- Court: United States Supreme Court
- Area(s) of Law: Constitutional Law
- Date Filed: June 23, 2016
- Case #: 14–1468, 14–1470, and 14–1507
- Judge(s)/Court Below: ALITO, J., delivered the opinion of the Court, in which ROBERTS, C. J, and KENNEDY, BREYER, and KAGAN, JJ., joined. SOTOMAYOR, J., filed an opinion concurring in part and dissenting in part, in which GINSBURG, J., joined. THOMAS, J., filed an opinion concurring in the judgment in part and dissenting in part.
- Full Text Opinion
Each Petitioner was arrested for driving under the influence and then compelled to take either a blood sample or a breath test without first being served with a search warrant. In the first and second cases, Petitioners refused the search and were told that, under state law, consent was obligatory. Petitioner in the third case consented after being compelled. Each Petitioner argued that the criminalization of their refusal to submit to the search violated the Fourth Amendment because it was “unreasonable.” The Supreme Courts of Minnesota and North Dakota rejected this argument. Petitioners then appealed to the U.S. Supreme Court, which granted certiorari and consolidated the cases. The Court held that a breath test, but not a blood test, could be given as a search incident to arrest for drunk driving.
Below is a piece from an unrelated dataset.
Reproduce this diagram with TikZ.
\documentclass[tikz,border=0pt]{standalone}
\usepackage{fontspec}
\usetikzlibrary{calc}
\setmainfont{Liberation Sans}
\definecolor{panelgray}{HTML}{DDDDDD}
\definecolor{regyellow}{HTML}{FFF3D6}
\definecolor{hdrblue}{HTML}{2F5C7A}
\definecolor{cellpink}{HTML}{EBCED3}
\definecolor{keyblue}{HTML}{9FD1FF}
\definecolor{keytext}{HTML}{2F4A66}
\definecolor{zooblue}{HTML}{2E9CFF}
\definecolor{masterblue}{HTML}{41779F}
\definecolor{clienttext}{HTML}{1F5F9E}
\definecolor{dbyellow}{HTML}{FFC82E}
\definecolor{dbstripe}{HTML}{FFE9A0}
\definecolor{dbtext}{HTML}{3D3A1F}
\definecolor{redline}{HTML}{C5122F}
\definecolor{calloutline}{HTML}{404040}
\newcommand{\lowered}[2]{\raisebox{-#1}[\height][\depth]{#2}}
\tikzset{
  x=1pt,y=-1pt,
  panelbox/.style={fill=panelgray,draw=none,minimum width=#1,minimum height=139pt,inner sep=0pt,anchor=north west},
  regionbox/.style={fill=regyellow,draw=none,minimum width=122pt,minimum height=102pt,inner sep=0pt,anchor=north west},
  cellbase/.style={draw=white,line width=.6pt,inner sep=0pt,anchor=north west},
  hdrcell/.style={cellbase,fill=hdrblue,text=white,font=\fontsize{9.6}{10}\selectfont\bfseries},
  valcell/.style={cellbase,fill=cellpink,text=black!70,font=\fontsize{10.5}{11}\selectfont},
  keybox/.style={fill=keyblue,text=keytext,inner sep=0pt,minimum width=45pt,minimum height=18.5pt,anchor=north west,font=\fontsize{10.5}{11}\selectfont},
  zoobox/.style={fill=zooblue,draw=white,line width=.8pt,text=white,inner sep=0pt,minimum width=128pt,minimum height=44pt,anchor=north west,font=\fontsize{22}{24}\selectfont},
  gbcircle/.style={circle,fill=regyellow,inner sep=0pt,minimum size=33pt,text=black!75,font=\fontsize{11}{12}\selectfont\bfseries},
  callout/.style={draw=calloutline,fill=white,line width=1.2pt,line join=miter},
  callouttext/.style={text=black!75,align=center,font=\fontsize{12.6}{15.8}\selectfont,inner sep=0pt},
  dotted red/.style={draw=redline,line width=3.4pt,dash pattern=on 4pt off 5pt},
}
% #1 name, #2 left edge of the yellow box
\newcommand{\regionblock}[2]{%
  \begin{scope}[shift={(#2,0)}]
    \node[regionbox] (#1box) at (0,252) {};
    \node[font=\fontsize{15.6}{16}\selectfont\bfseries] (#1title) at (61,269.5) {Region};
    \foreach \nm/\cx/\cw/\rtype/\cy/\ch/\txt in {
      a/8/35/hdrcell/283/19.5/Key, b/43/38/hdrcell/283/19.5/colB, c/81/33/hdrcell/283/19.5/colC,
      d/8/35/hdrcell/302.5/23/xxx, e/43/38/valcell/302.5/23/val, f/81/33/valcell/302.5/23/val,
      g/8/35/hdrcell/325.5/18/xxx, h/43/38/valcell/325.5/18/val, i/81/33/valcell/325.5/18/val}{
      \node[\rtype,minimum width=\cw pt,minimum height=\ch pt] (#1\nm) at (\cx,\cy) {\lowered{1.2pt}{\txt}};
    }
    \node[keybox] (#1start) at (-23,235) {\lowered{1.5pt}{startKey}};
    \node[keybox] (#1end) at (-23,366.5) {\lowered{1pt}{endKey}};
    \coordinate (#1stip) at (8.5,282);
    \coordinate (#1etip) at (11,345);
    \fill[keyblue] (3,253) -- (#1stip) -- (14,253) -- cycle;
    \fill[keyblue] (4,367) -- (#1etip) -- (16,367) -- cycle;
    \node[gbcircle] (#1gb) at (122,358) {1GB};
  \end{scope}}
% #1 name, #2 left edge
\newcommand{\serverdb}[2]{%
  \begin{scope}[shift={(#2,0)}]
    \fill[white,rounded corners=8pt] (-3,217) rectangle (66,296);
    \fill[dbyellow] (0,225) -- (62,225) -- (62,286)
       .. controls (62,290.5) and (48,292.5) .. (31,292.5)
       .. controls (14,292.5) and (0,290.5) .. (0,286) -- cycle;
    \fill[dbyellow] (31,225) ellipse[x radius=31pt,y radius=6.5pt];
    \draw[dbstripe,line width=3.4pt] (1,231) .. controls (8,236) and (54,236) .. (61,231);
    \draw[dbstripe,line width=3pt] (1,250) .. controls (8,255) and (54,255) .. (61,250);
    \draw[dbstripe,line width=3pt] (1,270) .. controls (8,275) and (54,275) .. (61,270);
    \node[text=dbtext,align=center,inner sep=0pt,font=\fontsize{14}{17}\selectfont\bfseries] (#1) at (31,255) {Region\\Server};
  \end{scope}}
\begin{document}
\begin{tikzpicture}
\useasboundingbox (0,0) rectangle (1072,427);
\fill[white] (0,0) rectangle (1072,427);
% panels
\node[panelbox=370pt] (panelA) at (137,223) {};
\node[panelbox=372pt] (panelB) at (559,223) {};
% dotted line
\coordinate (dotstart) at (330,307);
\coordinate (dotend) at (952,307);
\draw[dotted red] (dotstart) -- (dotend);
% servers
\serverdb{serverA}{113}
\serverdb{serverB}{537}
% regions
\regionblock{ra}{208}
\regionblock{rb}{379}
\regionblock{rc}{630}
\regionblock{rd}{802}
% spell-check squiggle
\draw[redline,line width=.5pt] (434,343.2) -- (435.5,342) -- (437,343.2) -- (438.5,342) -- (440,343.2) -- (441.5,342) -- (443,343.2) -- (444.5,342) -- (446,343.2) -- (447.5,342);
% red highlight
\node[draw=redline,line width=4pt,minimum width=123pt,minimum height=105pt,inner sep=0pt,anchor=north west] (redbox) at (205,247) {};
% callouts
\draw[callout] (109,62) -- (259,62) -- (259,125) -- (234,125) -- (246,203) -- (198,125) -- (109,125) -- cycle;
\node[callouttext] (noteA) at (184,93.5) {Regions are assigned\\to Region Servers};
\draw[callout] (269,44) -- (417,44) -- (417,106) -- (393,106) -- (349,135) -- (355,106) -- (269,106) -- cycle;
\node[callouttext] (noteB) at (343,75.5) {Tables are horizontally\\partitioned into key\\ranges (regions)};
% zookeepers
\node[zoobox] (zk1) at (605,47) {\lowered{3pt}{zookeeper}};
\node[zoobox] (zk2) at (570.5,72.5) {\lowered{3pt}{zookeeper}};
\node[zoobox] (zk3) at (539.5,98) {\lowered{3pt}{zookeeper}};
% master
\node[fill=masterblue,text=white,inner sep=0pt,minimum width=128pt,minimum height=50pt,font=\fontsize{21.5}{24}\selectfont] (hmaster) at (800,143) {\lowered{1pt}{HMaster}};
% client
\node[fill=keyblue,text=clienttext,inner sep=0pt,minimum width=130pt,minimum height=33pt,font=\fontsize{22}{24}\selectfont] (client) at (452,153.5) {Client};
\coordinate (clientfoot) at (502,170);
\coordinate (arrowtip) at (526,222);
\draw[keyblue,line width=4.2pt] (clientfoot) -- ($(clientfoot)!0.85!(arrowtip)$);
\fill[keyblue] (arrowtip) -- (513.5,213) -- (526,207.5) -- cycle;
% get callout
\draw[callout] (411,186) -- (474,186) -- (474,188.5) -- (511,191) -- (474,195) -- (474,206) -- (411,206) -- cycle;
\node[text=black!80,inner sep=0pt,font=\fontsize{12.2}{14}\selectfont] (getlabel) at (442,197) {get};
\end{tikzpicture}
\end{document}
The Court first determined that the search-incident-to-arrest doctrine applied because each Petitioner was told that they were required to submit to the search after being placed under arrest. The Court next weighed the degree to which these searches intruded upon an individual’s privacy against the government’s legitimate interest in conducting those searches. The Court then determined that the breath tests were reasonable searches incident to arrest because they far less intrusive to an individual’s privacy than the blood tests and they served the legitimate interests of state law enforcement. REVERSED AND REMANDED; AFFIRMED; VACATED AND REMANDED.